If this is an evenly matched game, look for Carolina to go ultra-giga-mega run heavy, to use a technical term. The Panthers’ 52 percent neutral pass rate is the fourth lowest in the league this season. No team has a lower pass rate over expected than Carolina.
This week they face a Buffalo defense that has been beat up by opposing rushing attacks. The metrics tell the story: The Bills allow the second highest rate of rush yards before contact and the fourth highest rate of missed tackles on rushing attempts. The Bills, in short, are being bullied in the trenches. They enter Week 8 with a bevy of defensive injuries too.
You are less than shocked to learn Buffalo has faced the fifth lowest neutral pass rate in 2025. Teams facing the Bills have averaged 33 rushes per game. That’s not a small number.
Last week Rico Dowdle and Chuba Hubbard combined for 31 rushes against the Jets, 17 for Dowdle and 14 for Hubbard, who was wildly ineffective in his return to game action. Carolina’s offense was below its expected pass rate for the fourth straight game. They should — with enough decent script — be in line to split 30-35 touches in Week 8. It makes both of them playable. Dowdle’s big play ability means he still has some upside juice with Hubbard in the mix.
Pass Funnel Matchups
Steelers vs. Packers
No one is even trying to run the rock against Green Bay these days. Packers opponents over the season have passed the ball at a 64 percent clip in neutral situations. Teams facing the Pack have the sixth highest neutral pass rate over expected.
I don’t think Aaron Rodgers will be devastated to learn he’ll likely have to drop back early and often against his former team in Week 8. If Rodgers can manage to throw the ball with the overgrown chip weighing down his shoulder, he should at least have a chance to put up numbers against the Packers, whose opponents have all but abandoned the run in negative game script (the Packers are three-point favorites as of this writing).
The Steelers haven’t been nearly as run heavy as analytics nerds had feared. Their 56 percent neutral pass rate ranks near the middle of the league. Pittsburgh’s pass rate over expected is usually around zero.

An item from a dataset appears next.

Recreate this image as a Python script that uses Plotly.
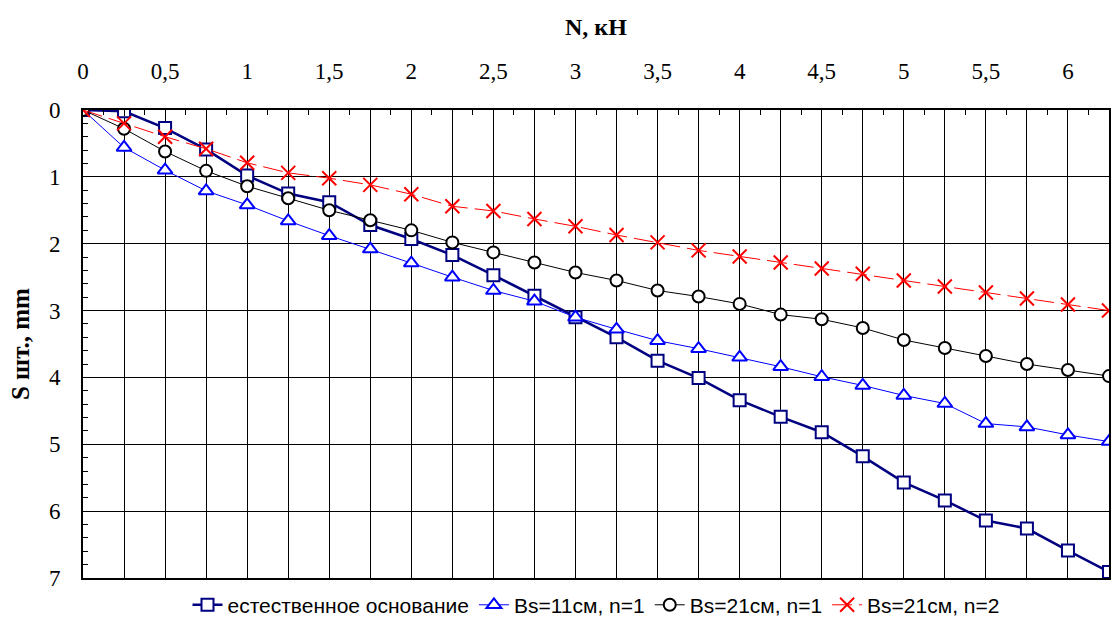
import plotly.graph_objects as go

# Load N, kN
N = [0, 0.25, 0.5, 0.75, 1, 1.25, 1.5, 1.75, 2, 2.25, 2.5, 2.75, 3, 3.25,
     3.5, 3.75, 4, 4.25, 4.5, 4.75, 5, 5.25, 5.5, 5.75, 6, 6.25]

# Settlement S, mm
s_natural = [0, 0.02, 0.27, 0.59, 0.98, 1.25, 1.38, 1.72, 1.93, 2.17, 2.47, 2.78, 3.10,
             3.40, 3.75, 4.01, 4.34, 4.59, 4.82, 5.18, 5.57, 5.84, 6.14, 6.26, 6.59, 6.91]
s_bs11_n1 = [0, 0.56, 0.90, 1.21, 1.42, 1.66, 1.88, 2.08, 2.29, 2.50, 2.70, 2.86, 3.10,
             3.28, 3.45, 3.57, 3.70, 3.84, 3.99, 4.12, 4.27, 4.39, 4.69, 4.74, 4.86, 4.96]
s_bs21_n1 = [0, 0.28, 0.62, 0.91, 1.14, 1.32, 1.50, 1.65, 1.80, 1.98, 2.13, 2.28, 2.43,
             2.55, 2.70, 2.79, 2.90, 3.06, 3.13, 3.26, 3.44, 3.56, 3.68, 3.80, 3.89, 3.98]
s_bs21_n2 = [0, 0.20, 0.40, 0.58, 0.79, 0.94, 1.02, 1.12, 1.26, 1.44, 1.51, 1.63, 1.74,
             1.87, 1.98, 2.10, 2.19, 2.28, 2.37, 2.45, 2.55, 2.64, 2.73, 2.82, 2.91, 3.00]

names = ["естественное основание", "Bs=11см, n=1", "Bs=21см, n=1", "Bs=21см, n=2"]

x_tickvals = [0, 0.25, 0.5, 0.75, 1, 1.25, 1.5, 1.75, 2, 2.25, 2.5, 2.75, 3, 3.25,
              3.5, 3.75, 4, 4.25, 4.5, 4.75, 5, 5.25, 5.5, 5.75, 6, 6.25]
x_ticktext = ["0", "", "0,5", "", "1", "", "1,5", "", "2", "", "2,5", "", "3", "",
              "3,5", "", "4", "", "4,5", "", "5", "", "5,5", "", "6", ""]
y_tickvals = [0, 1, 2, 3, 4, 5, 6, 7]
y_ticktext = ["0", "1", "2", "3", "4", "5", "6", "7"]

fig = go.Figure()
fig.add_trace(go.Scatter(
    x=N, y=s_natural, name=names[0], mode="lines+markers",
    line=dict(color="#000080", width=2.5),
    marker=dict(symbol="square", size=12, color="white",
                line=dict(color="#000080", width=2))))
fig.add_trace(go.Scatter(
    x=N, y=s_bs11_n1, name=names[1], mode="lines+markers",
    line=dict(color="#0000FF", width=1),
    marker=dict(symbol="triangle-up", size=13, color="white",
                line=dict(color="#0000FF", width=2))))
fig.add_trace(go.Scatter(
    x=N, y=s_bs21_n1, name=names[2], mode="lines+markers",
    line=dict(color="black", width=1),
    marker=dict(symbol="circle", size=12, color="white",
                line=dict(color="black", width=2))))
fig.add_trace(go.Scatter(
    x=N, y=s_bs21_n2, name=names[3], mode="lines+markers",
    line=dict(color="#FF0000", width=1, dash="20px,7px"),
    marker=dict(symbol="x-thin", size=14, color="#FF0000",
                line=dict(color="#FF0000", width=2))))

tick_font = dict(family="Liberation Serif", size=23, color="black")

pa_h = 637 - 110 - 59
pa_w = 1113 - 83 - 2

fig.update_layout(
    width=1113, height=637,
    margin=dict(l=83, r=2, t=110, b=59),
    paper_bgcolor="white", plot_bgcolor="white",
    showlegend=True,
    legend=dict(orientation="h", x=0.5, xanchor="center", y=-0.058, yanchor="middle",
                font=dict(family="Liberation Sans", size=21, color="black"),
                itemwidth=30, tracegroupgap=0, bgcolor="rgba(0,0,0,0)"),
    xaxis=dict(side="top", range=[0, 6.25], tickmode="array",
               tickvals=x_tickvals, ticktext=x_ticktext,
               ticks="inside", ticklen=6, tickcolor="black", tickwidth=1,
               showgrid=True, gridcolor="black", gridwidth=1,
               showline=True, linecolor="black", linewidth=2, mirror=True,
               zeroline=False, tickfont=tick_font, ticklabelstandoff=20,
               minor=dict(dtick=0.125, ticks="inside", ticklen=5,
                          tickcolor="black", showgrid=False)),
    yaxis=dict(range=[7, 0], tickmode="array",
               tickvals=y_tickvals, ticktext=y_ticktext,
               ticks="inside", ticklen=6, tickcolor="black", tickwidth=1,
               showgrid=True, gridcolor="black", gridwidth=1,
               showline=True, linecolor="black", linewidth=2, mirror=True,
               zeroline=False, tickfont=tick_font, ticklabelstandoff=16,
               minor=dict(dtick=0.2, ticks="inside", ticklen=5,
                          tickcolor="black", showgrid=False)),
    annotations=[
        dict(text="<b>N, кН</b>", x=0.5, xref="paper",
             y=1 + (110 - 27) / pa_h, yref="paper", yanchor="middle",
             showarrow=False, font=dict(family="Liberation Serif", size=24, color="black")),
        dict(text="<b>S шт., mm</b>", x=-(83 - 20) / pa_w, xref="paper", xanchor="center",
             y=0.5, yref="paper", yanchor="middle",
             showarrow=False, textangle=-90,
             font=dict(family="Liberation Serif", size=25, color="black")),
    ],
)

fig.write_html("out.html")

For Arthur Smith, this is known as progress.
Though there aren’t many air yards to go around in this offense, there should be lots of targets to disperse between DK Metcalf and the rest of the Steelers pass catchers. Rodgers has targeted his tight ends at a league-high rate (37 percent). The problem, as you know, is that those looks are being spread among three guys: Jonnu Smith, Pat Freiermuth, and Darnell Washington. It’s Smith running the most routes out of these three, but it’s Washington being targeted on a gaudy 32 percent of his routes over the past month.
It’ll take a little guesswork, but one of these Pittsburgh tight ends could have a (very) nice day against a Green Bay defense allowing more tight end targets per game (10.5) than anyone in the NFL.
Eagles vs. Giants
The fantasy points could keep flowing in Week 8 for DeVonta Smith and A.J. Brown, who — as I detailed in this week’s Regression Files — have benefited in big ways from a spike in total team air yards and a weirdly pass-first Eagles offense (since Saquon Barkley is bad now).
Jalen Hurts and the Eagles will take on a Giants defense that has faced the league’s second highest neutral pass rate in 2025 — a pass rate that has inched upward over the past four weeks. The last time these teams played, way back in Week 6, Philly was almost 4 percent above its expected pass rate and Hurts logged 38 drop backs (and 33 pass attempts). Unless we get haywire game script here, look for Hurts to meet or exceed this kind of pass volume against a Jaxson Dart-led New York offense more than capable of pushing the Eagles.
It’s welcome news for Dallas Goedert too. Maybe you’re old enough to remember when Goedert two weeks ago caught nine of his 11 targets for 110 yards and a touchdown against the G-people. That fat stat line hardly came out of nowhere: The Giants are allowing the fourth most targets per game to the tight end position this season. Tight ends have seen 23 total targets against New York over their past two games.